When David Cameron became leader of the Conservative party he was determined to avoid a subject that had proved fatal to his predecessors. The European question would not derail his leadership, as it had that of Sir John Major and before him Margaret Thatcher. Isn't it great, he was fond of saying several years ago, that the Tory party isn't having the usual row with itself over Europe.
In the event it turns out that on Cameron's watch it is crunch-time for Britain and the European Union. We will be compelled in the next few years — quite possibly even months — to choose what kind of relationship we want with those in charge of a new hegemony on the continent.

The PM's Major mentor: Cameron has adopted the policy of the last Tory incumbent at No 10, trying to win concessions on Europe but then trundling along behind France and Germany (Dominic Lipinski/PA Wire)
Much of post-1950s Conservative policy has been predicated on avoiding having to make precisely those kinds of stark choices about Europe. At the heart of it was a very British self-delusion, rooted in the notion that the pro-Europeans running other countries didn't really believe in what they said they believed in. Britain would be "in", but whenever criticism was voiced governments claimed that this was fine because our continental partners were not serious about realising their founding father Jean Monnet's integrationist vision. Or if they were serious, they could be blocked or slowed.

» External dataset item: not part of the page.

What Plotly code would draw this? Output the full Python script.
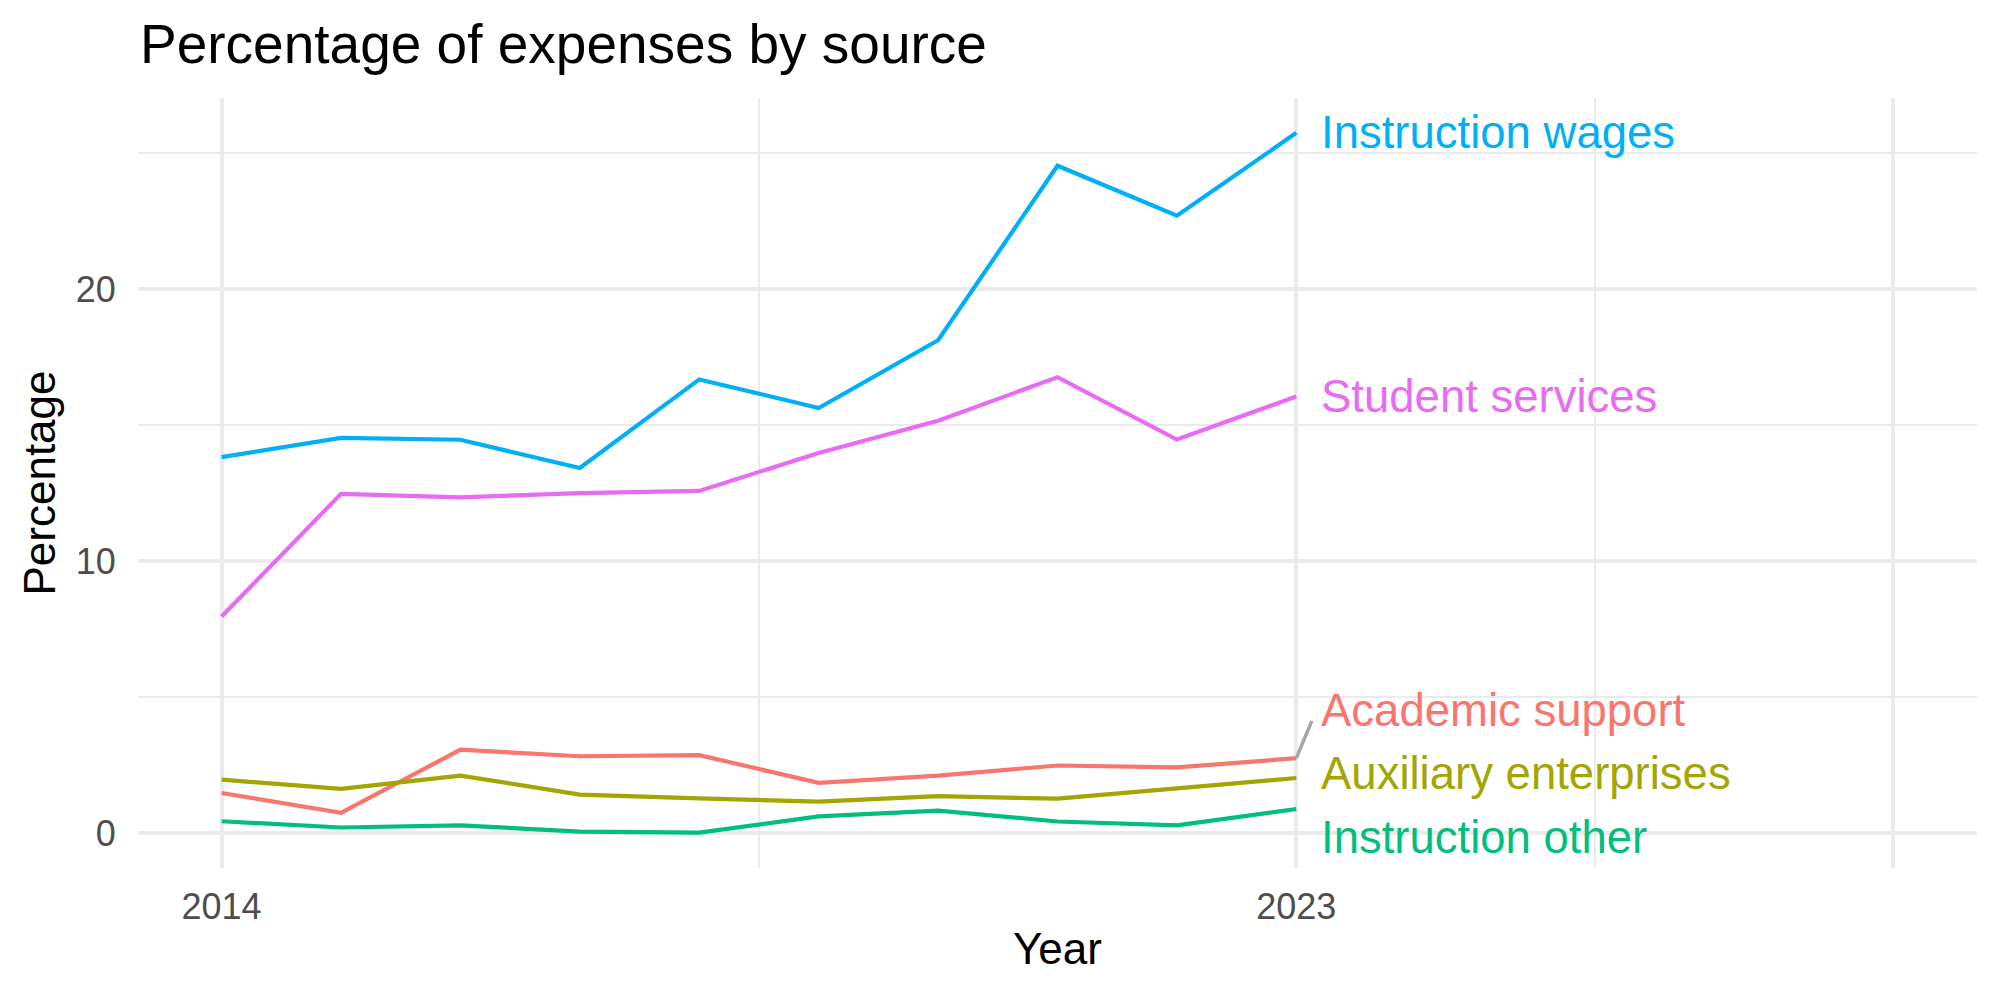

It always was a poor Foreign Office-designed argument at odds with the evidence. Now, after the crisis of the Eurozone it becomes impossible to make the case with a straight face. The grand historical error that was the creation of the single European currency is being compounded by a drive to some form of common economic government by compulsion in the Eurozone.
Cameron, being an establishment figure who has liked to see himself above petty party politics, originally attempted to pursue a policy in line with the pragmatic tradition.